(Rows from a dataset of charts and code)
# # # #

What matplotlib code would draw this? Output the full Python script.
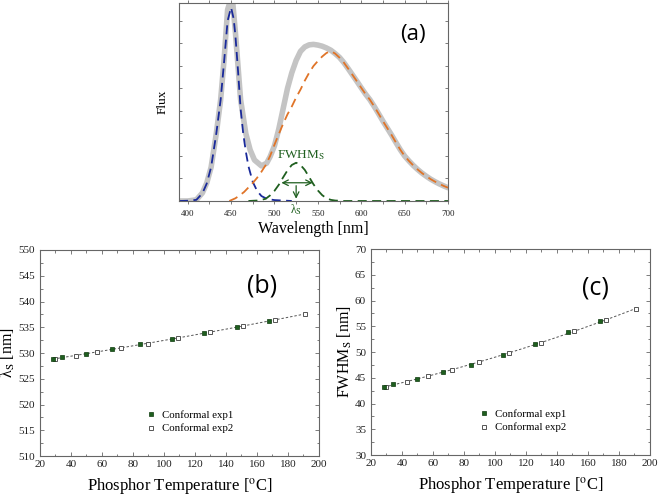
import numpy as np
import matplotlib
matplotlib.use('Agg')
import matplotlib.pyplot as plt
from matplotlib.ticker import MultipleLocator, NullFormatter

plt.rcParams['font.family'] = ['Liberation Serif', 'DejaVu Serif']
plt.rcParams['mathtext.fontset'] = 'stix'

# ---- panel (a): spectra ----
wl_total = [390, 400, 410, 417, 422, 427, 433, 438, 442, 446, 450, 452, 455, 458, 461,
            467, 472, 477, 485, 491, 495, 500, 505, 510, 515, 520, 525, 530, 535, 540,
            545, 550, 555, 560, 565, 570, 575, 580, 585, 590, 595, 600, 605, 610, 615,
            620, 625, 630, 635, 640, 645, 650, 655, 660, 665, 670, 675, 680, 685, 690,
            695, 700]
flux_total = [0.0, 0.0, 0.05, 0.36, 0.8, 1.5, 3.0, 4.5, 6.3, 8.5, 9.0, 8.8, 7.5, 6.0, 4.5,
              3.0, 2.27, 1.82, 1.56, 1.68, 1.97, 2.45, 3.2, 4.1, 5.0, 5.7, 6.25, 6.65, 6.85, 6.94,
              6.96, 6.93, 6.88, 6.8, 6.7, 6.55, 6.38, 6.15, 5.88, 5.6, 5.32, 5.03, 4.75, 4.5, 4.2,
              3.88, 3.55, 3.24, 2.93, 2.6, 2.28, 2.0, 1.78, 1.58, 1.4, 1.24, 1.1, 0.97, 0.86, 0.76,
              0.67, 0.59]

wl_blue = [390, 400, 410, 417, 422, 427, 433, 438, 442, 446, 450, 453, 455, 458, 461, 464,
           467, 470, 475, 480, 485, 490, 495, 500, 510, 520]
flux_blue = [0.0, 0.01, 0.05, 0.34, 0.78, 1.5, 3.0, 4.5, 6.2, 8.0, 8.6, 8.1, 7.35, 5.8, 4.1, 3.0,
             2.2, 1.55, 0.85, 0.45, 0.22, 0.12, 0.07, 0.04, 0.02, 0.0]

wl_orange = [448, 455, 460, 465, 470, 475, 480, 485, 490, 495, 500, 505, 510, 515, 520, 525,
             530, 535, 540, 545, 550, 555, 560, 565, 570, 575, 580, 585, 590, 595, 600, 605,
             610, 615, 620, 625, 630, 635, 640, 645, 650, 655, 660, 665, 670, 675, 680, 685,
             690, 695, 700]
flux_orange = [0.0, 0.12, 0.25, 0.4, 0.6, 0.8, 1.03, 1.3, 1.6, 2.0, 2.5, 2.97, 3.43, 3.85, 4.2, 4.6,
               4.95, 5.35, 5.7, 6.0, 6.22, 6.42, 6.58, 6.66, 6.55, 6.37, 6.15, 5.88, 5.6, 5.32, 5.03, 4.75,
               4.5, 4.2, 3.88, 3.55, 3.24, 2.93, 2.6, 2.28, 2.0, 1.78, 1.58, 1.4, 1.24, 1.1, 0.97, 0.86,
               0.76, 0.67, 0.59]

wl_green = [470, 480, 485, 490, 495, 500, 505, 510, 515, 520, 525, 530, 535, 540, 545, 550,
            555, 560, 565, 570, 580, 700]
flux_green = [0.0, 0.02, 0.05, 0.1, 0.25, 0.45, 0.72, 1.05, 1.36, 1.6, 1.7, 1.6, 1.38, 1.06, 0.74, 0.47,
              0.26, 0.12, 0.05, 0.02, 0.0, 0.0]

fwhm_range = [508, 544]
fwhm_level = 0.81
peak_wl = 525

# ---- panels (b), (c) ----
temp_exp1 = [28.5, 34.5, 50, 66.5, 84.5, 105, 125.5, 147, 168]
temp_exp2 = [30, 43, 57, 72.5, 89.5, 109, 130, 151, 171.5, 191]
lam_exp1 = [528.8, 529.2, 529.9, 530.7, 531.7, 532.8, 533.8, 535.1, 536.3]
lam_exp2 = [528.9, 529.5, 530.2, 531.0, 531.8, 532.9, 534.0, 535.2, 536.5, 537.5]
fwhm_exp1 = [43.3, 43.7, 44.8, 46.1, 47.5, 49.5, 51.5, 53.8, 56.0]
fwhm_exp2 = [43.3, 44.2, 45.3, 46.5, 48.0, 49.8, 51.8, 54.0, 56.2, 58.3]

frame_col = '#666666'
green = '#1f5f1f'

fig = plt.figure(figsize=(6.6, 4.98), dpi=100)

# ---- (a) ----
axa = fig.add_axes([0.2712, 0.5964, 0.4076, 0.3976])
axa.plot(wl_total, flux_total, color='#c4c4c4', lw=4.0, solid_capstyle='round', zorder=1)
axa.plot(wl_blue, flux_blue, color='#1a2a9a', lw=1.3, dashes=(5, 3), zorder=2)
axa.plot(wl_orange, flux_orange, color='#e07428', lw=1.3, dashes=(5, 3), zorder=2)
axa.plot(wl_green, flux_green, color=green, lw=1.3, dashes=(5, 3), zorder=2)
axa.annotate('', xy=(fwhm_range[0], fwhm_level), xytext=(fwhm_range[1], fwhm_level),
             arrowprops=dict(arrowstyle='<->', color=green, lw=0.9, shrinkA=0, shrinkB=0))
axa.annotate('', xy=(peak_wl, 0.1), xytext=(peak_wl, 0.68),
             arrowprops=dict(arrowstyle='->', color=green, lw=0.9, shrinkA=0, shrinkB=0))
axa.text(531, 2.05, 'FWHM$_\\mathrm{S}$', color=green, fontsize=9.5, ha='center', va='center')
axa.text(peak_wl, -0.05, 'λ$_\\mathrm{S}$', color=green, fontsize=8.5, ha='center', va='top')
axa.text(0.87, 0.84, '(a)', transform=axa.transAxes, fontsize=16, ha='center', va='center',
         family=['Open Sans', 'DejaVu Sans'])
axa.set_xlim(390, 700)
axa.set_ylim(0, 8.8)
axa.xaxis.set_major_locator(MultipleLocator(50))
axa.xaxis.set_minor_locator(MultipleLocator(25))
axa.yaxis.set_major_locator(MultipleLocator(1))
axa.yaxis.set_major_formatter(NullFormatter())
for s in axa.spines.values():
    s.set_color(frame_col)
    s.set_linewidth(0.8)
axa.tick_params(which='both', colors=frame_col, labelcolor='#222222', labelsize=6.5, width=0.6,
                top=True, right=True, direction='in', length=2.5)
axa.tick_params(axis='x', which='both', bottom=True, direction='out', pad=4)
axa.set_xlabel('Wavelength [nm]', fontsize=11.5, labelpad=2)
axa.set_ylabel('Flux', fontsize=9.5, labelpad=4)


def temp_panel(rect, t1, y1, t2, y2, ylim, ylabel, tag, tag_xy, leg_xy):
    ax = fig.add_axes(rect)
    t_all = np.array(t1 + t2)
    y_all = np.array(y1 + y2)
    coef = np.polyfit(t_all, y_all, 2)
    tt = np.linspace(t_all.min(), t_all.max(), 100)
    ax.plot(tt, np.polyval(coef, tt), color='#555555', lw=0.7, dashes=(2.5, 2), zorder=1)
    ax.plot(t1, y1, 's', ms=3.2, mfc=green, mec='#0e3a0e', mew=0.5, ls='none',
            label='Conformal exp1', zorder=3)
    ax.plot(t2, y2, 's', ms=3.2, mfc='white', mec='#555555', mew=0.7, ls='none',
            label='Conformal exp2', zorder=2)
    ax.set_xlim(20, 200)
    ax.set_ylim(*ylim)
    ax.xaxis.set_major_locator(MultipleLocator(20))
    ax.xaxis.set_minor_locator(MultipleLocator(10))
    ax.yaxis.set_major_locator(MultipleLocator(5))
    ax.yaxis.set_minor_locator(MultipleLocator(2.5))
    for s in ax.spines.values():
        s.set_color(frame_col)
        s.set_linewidth(0.8)
    ax.tick_params(which='both', colors=frame_col, labelcolor='#222222', labelsize=8, width=0.6,
                   top=True, right=True, direction='in')
    ax.tick_params(which='major', length=3)
    ax.tick_params(which='minor', length=1.8)
    ax.tick_params(axis='x', which='both', pad=3)
    ax.set_xlabel('Phosphor Temperature [$^\\mathrm{o}$C]', fontsize=12, labelpad=5)
    ax.set_ylabel(ylabel, fontsize=11.5, labelpad=1)
    ax.text(tag_xy[0], tag_xy[1], tag, transform=ax.transAxes, fontsize=18, ha='center',
            va='center', family=['Open Sans', 'DejaVu Sans'])
    ax.legend(loc='center left', bbox_to_anchor=leg_xy, frameon=False, fontsize=7.8,
              handlelength=0.8, handletextpad=0.6, labelspacing=0.35, borderaxespad=0)
    return ax


temp_panel([0.0606, 0.0843, 0.4227, 0.4137], temp_exp1, lam_exp1, temp_exp2, lam_exp2,
           (510, 550), 'λ$_\\mathrm{S}$ [nm]', '(b)', (0.795, 0.825), (0.367, 0.166))
temp_panel([0.5621, 0.0863, 0.4227, 0.4137], temp_exp1, fwhm_exp1, temp_exp2, fwhm_exp2,
           (30, 70), 'FWHM$_\\mathrm{S}$ [nm]', '(c)', (0.805, 0.81), (0.374, 0.166))

fig.savefig('out.png', dpi=100)
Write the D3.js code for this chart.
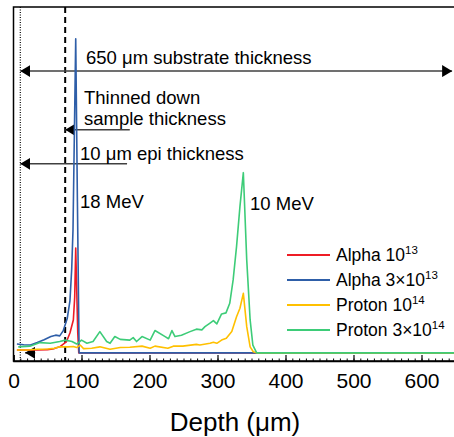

# # # #

### Exercise requirements
In the entries above, find the line that contains "plt.rcParams['mathtext.fontset'] = 'stix'", then repeat exactly every line from the first one through that line, with no pictures.

### Output for this exercise
What matplotlib code would draw this? Output the full Python script.
import numpy as np
import matplotlib
matplotlib.use('Agg')
import matplotlib.pyplot as plt
from matplotlib.ticker import MultipleLocator, NullFormatter

plt.rcParams['font.family'] = ['Liberation Serif', 'DejaVu Serif']
plt.rcParams['mathtext.fontset'] = 'stix'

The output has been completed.